The Biden Administration has come out in support of right to repair, with an aim at ensuring consumers have access to a competitive repair market.
On July 9, the administration issued an executive order, called “Promoting Competition in the American Economy,” with 72 initiatives that “promptly tackle some of the most pressing competition problems across our economy,” the Biden administration said in a press release. One of those initiatives is to make it easier and cheaper for consumers to repair items “by limiting manufacturers from barring self-repairs or third-party repairs of their products.”
In the order, the administration is encouraging the Federal Trade Commission to limit equipment manufacturers from restricting people’s ability to use independent repair shops or do DIY repairs. One such instance in the OTR tire industry is when tractor companies block farmers or OTR tire dealers from repairing their or their customer’s tractors, according to the Auto Care Association. In the executive order, Biden called on the Department of Agriculture to address right-to-repair concerns for tractors.
For both tractor and automotive repairs, the order cites mobile phones as a barrier “erected by manufacturers” in the repair process for independent automotive repair shops and DIYers.
Last week, the Auto Care Association said it was pleased that the Administration recognizes the importance of right to repair to ensure consumers have access to a competitive repair market.
“Ranging from car company OE parts marketing practices to access to in-vehicle data, independent repair shops and their suppliers continue to be challenged in providing repair maintenance for U.S. car owners,” the Auto Care Association said in a press release last week.

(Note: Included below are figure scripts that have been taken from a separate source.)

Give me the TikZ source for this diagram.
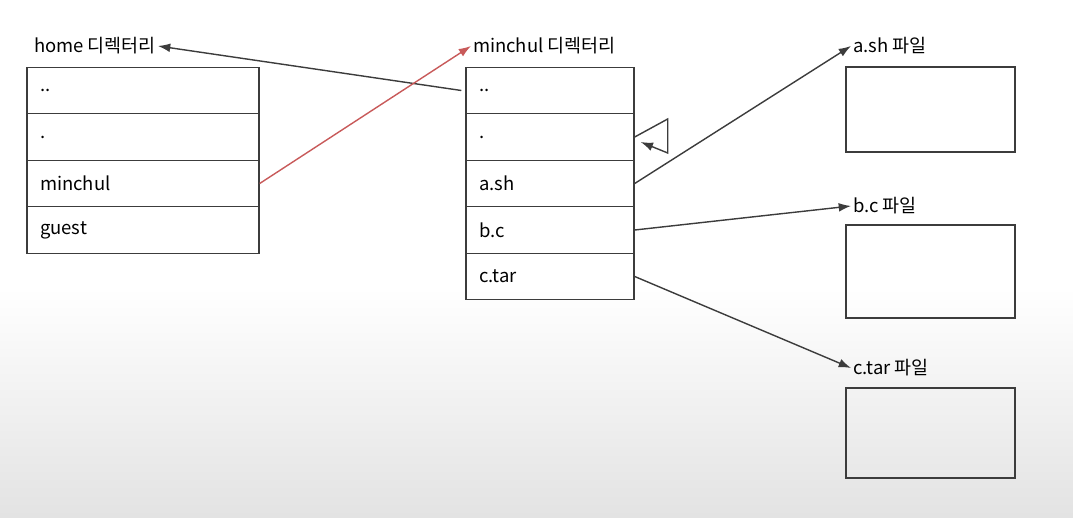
\documentclass[tikz,border=0pt]{standalone}
\usepackage{fontspec}
\setmainfont{Noto Sans CJK KR}
\usepackage{tikz}
\usetikzlibrary{positioning}
\usetikzlibrary{arrows.meta}
\definecolor{inkgray}{HTML}{3C3C3C}
\definecolor{linkred}{HTML}{C85A5A}
\tikzset{
    cell/.style = {rectangle, draw=inkgray, line width=0.8pt, minimum height=0.93cm, text width=#1, inner xsep=0.26cm, align=left, font=\fontsize{10.5}{12}\selectfont},
    filebox/.style = {rectangle, draw=inkgray, line width=0.8pt, minimum width=3.38cm},
    title/.style = {anchor=west, inner sep=1pt, font=\fontsize{10.5}{12}\selectfont},
    edgen/.style = {-{Latex[length=7pt,width=5pt]}, line width=0.8pt, inkgray},
    edger/.style = {-{Latex[length=7pt,width=5pt]}, line width=0.8pt, linkred},
}

\begin{document}
\begin{tikzpicture}[scale=1.00,transform shape]
\useasboundingbox (0,0) rectangle (21.46,10.34);
\shade[top color=white, bottom color=gray!22] (0,0) rectangle (21.46,4.6);
% home directory
\node[title] at (0.64, 9.42) (homelbl) {home 디렉터리};
\node[cell=4.12cm] at (2.86, 8.53) (h1) {..};
\node[cell=4.12cm] at (2.86, 7.60) (h2) {.};
\node[cell=4.12cm] at (2.86, 6.67) (h3) {minchul};
\node[cell=4.12cm] at (2.86, 5.74) (h4) {guest};
% minchul directory
\node[title] at (9.42, 9.42) (minlbl) {minchul 디렉터리};
\node[cell=2.84cm] at (11.00, 8.53) (m1) {..};
\node[cell=2.84cm] at (11.00, 7.60) (m2) {.};
\node[cell=2.84cm] at (11.00, 6.67) (m3) {a.sh};
\node[cell=2.84cm] at (11.00, 5.74) (m4) {b.c};
\node[cell=2.84cm] at (11.00, 4.81) (m5) {c.tar};
% files
\node[title] at (17.02, 9.42) (albl) {a.sh 파일};
\node[filebox, minimum height=1.70cm] at (18.61, 8.15) (afile) {};
\node[title] at (17.02, 6.22) (blbl) {b.c 파일};
\node[filebox, minimum height=1.86cm] at (18.61, 4.91) (bfile) {};
\node[title] at (17.02, 2.98) (clbl) {c.tar 파일};
\node[filebox, minimum height=1.80cm] at (18.61, 1.68) (cfile) {};
%
\draw[edgen] ([xshift=-0.08cm]m1.west) -- (homelbl.east);
\draw[edger] (h3.east) -- (minlbl.west);
\draw[edgen] (m2.east) -- ++(0.66,0.36) -- ++(0,-0.68) -- ([xshift=0.12cm,yshift=-0.1cm]m2.east);
\draw[edgen] (m3.east) -- (albl.west);
\draw[edgen] (m4.east) -- (blbl.west);
\draw[edgen] (m5.east) -- (clbl.west);
\end{tikzpicture}
\end{document}
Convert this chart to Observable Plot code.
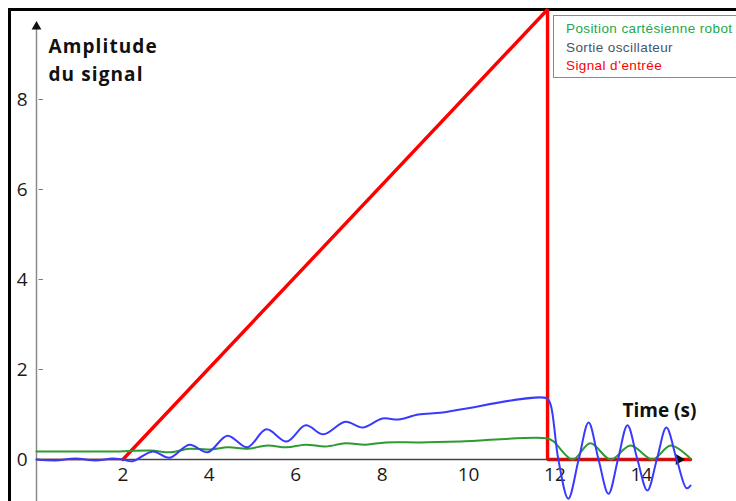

The issues facing the vehicle aftermarket were outlined in a recent FTC report titled “Nixing the Fix, a Report to Congress.” On June 30, the Auto Care Association, along with six other automotive aftermarket trade groups, sent a letter to the FTC calling for the commission to take action to address concerns outlined in their report.
Unlike other industries, the aftermarket has been fortunate to have made major progress in the right to repair efforts highlighted by the Memorandum of Understanding signed by the Auto Care Association, the Coalition for Auto Repair Equality (CARE) and the vehicle manufacturers in 2014, that ensure access to the repair information, tools and software needed to repair late-model vehicles, the association said.
“Notwithstanding the progress, manufacturers continue to place barriers in the way of independent repair shops being able to service vehicles,” the association said.
The Auto Care Association said it will be meeting with the FTC in the coming days to urge them to engage in multi-sector rulemaking to address right-to-repair issues across all industries, as well as those that might be more sector-specific to the aftermarket.
“It is heartening to see that the right to repair efforts that Auto Care Association has been pressing for over the last two decades are now gaining traction in the federal government,” said Bill Hanvey, president and CEO of the Auto Care Association. “We urge the Administration and the FTC to take strong actions in order to reduce anti-competitive barriers to repair for our industry so that we can continue to service our customer’s vehicles.”